American baseball player (1877–1960)

Leo Fishel (December 13, 1877 – May 19, 1960) was an American pitcher in Major League Baseball who played one game for the New York Giants in 1899. He also attended Columbia University and became a lawyer after his professional baseball career was over. Fishel stood at 6' 0" and weighed 175 lbs.

==Biography==
Leo Fishel was born in Babylon, New York, as the youngest of eight children to Leopold and Theresa Fishel. He entered Columbia in the fall of 1894 and pitched for the baseball team there while also playing for various semi-pro teams around New York and New Jersey. He was once offered US$20 plus expenses to pitch in a game for White Plains.

On May 3, 1899, Fishel made his major league debut for the New York Giants, pitching a complete game and taking the loss. He was the first Jewish pitcher in Major League Baseball. Later that summer, he played for the New London Whalers and New Haven Blues of the Connecticut State League. Fishel went 2-4 in the CSL and did not play any professional baseball after 1899.

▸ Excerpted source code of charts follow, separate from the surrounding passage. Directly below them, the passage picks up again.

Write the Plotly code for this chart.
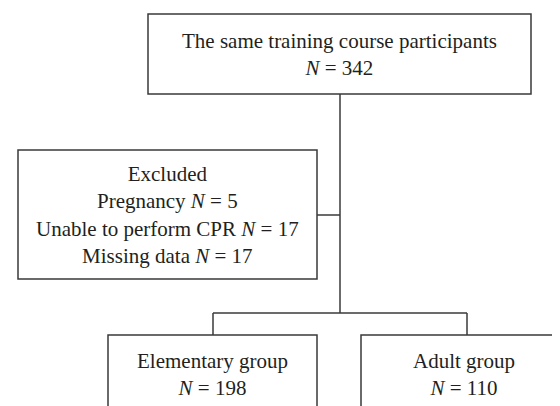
import plotly.graph_objects as go

# Flowchart content
box_labels = [
    "The same training course participants<br><i>N</i> = 342",
    "Excluded<br>Pregnancy <i>N</i> = 5<br>Unable to perform CPR <i>N</i> = 17<br>Missing data <i>N</i> = 17",
    "Elementary group<br><i>N</i> = 198",
    "Adult group<br><i>N</i> = 110",
]
# box extents in chart units (x0, x1, y0, y1)
box_x0 = [140, 10, 100, 353]
box_x1 = [523, 309, 309, 559]
box_y0 = [6, 142, 327, 327]
box_y1 = [86, 271, 405, 405]

# connector polylines
conn_x = [[332, 332], [309, 332], [205, 459], [205, 205], [459, 459]]
conn_y = [[86, 305], [207, 207], [305, 305], [305, 327], [305, 327]]

W, H = 560, 406
line_col = "#3a3a3a"

fig = go.Figure()
shapes = []
for x0, x1, y0, y1 in zip(box_x0, box_x1, box_y0, box_y1):
    shapes.append(dict(type="rect", xref="x", yref="y", x0=x0, x1=x1, y0=y0, y1=y1,
                       line=dict(color=line_col, width=1.5), fillcolor="white"))
for xs, ys in zip(conn_x, conn_y):
    shapes.append(dict(type="line", xref="x", yref="y", x0=xs[0], x1=xs[1], y0=ys[0], y1=ys[1],
                       line=dict(color=line_col, width=1.5)))

annotations = []
for lab, x0, x1, y0, y1 in zip(box_labels, box_x0, box_x1, box_y0, box_y1):
    annotations.append(dict(x=(x0 + x1) / 2, y=(y0 + y1) / 2, xref="x", yref="y",
                            text=lab, showarrow=False, align="center",
                            font=dict(family="Liberation Serif, Times New Roman, serif", size=21, color="#231f20")))

fig.update_layout(
    width=W, height=H,
    margin=dict(l=0, r=0, t=0, b=0),
    paper_bgcolor="white", plot_bgcolor="white",
    shapes=shapes, annotations=annotations,
    xaxis=dict(range=[0, W], visible=False, fixedrange=True),
    yaxis=dict(range=[H, 0], visible=False, fixedrange=True),
    showlegend=False,
)
fig.write_html("out.html")
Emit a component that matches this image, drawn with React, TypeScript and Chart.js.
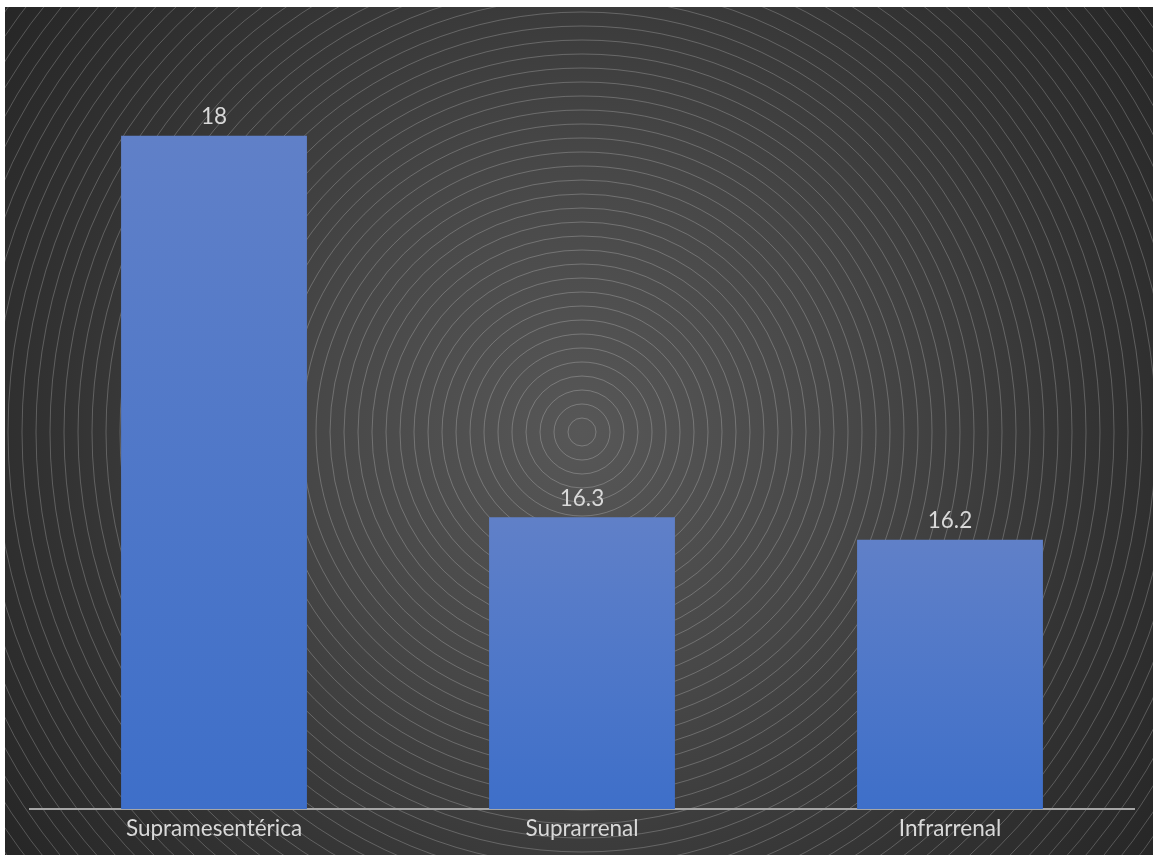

Fishel graduated from Columbia Law School in 1900 and was admitted to the bar later that year. He became coach of the Columbia baseball team in early 1901 and over the next few years played and coached various teams in the area while setting up his law practice. In 1905, he won a championship while coaching the Freeport High School team.

Fishel was married twice. His first marriage to Mary Blossom Searle in 1903 produced one daughter, but it ended in divorce. He later married Laura Duerstein, and his second child, a son, was born in 1917.

Fishel died in Hempstead, New York, in 1960.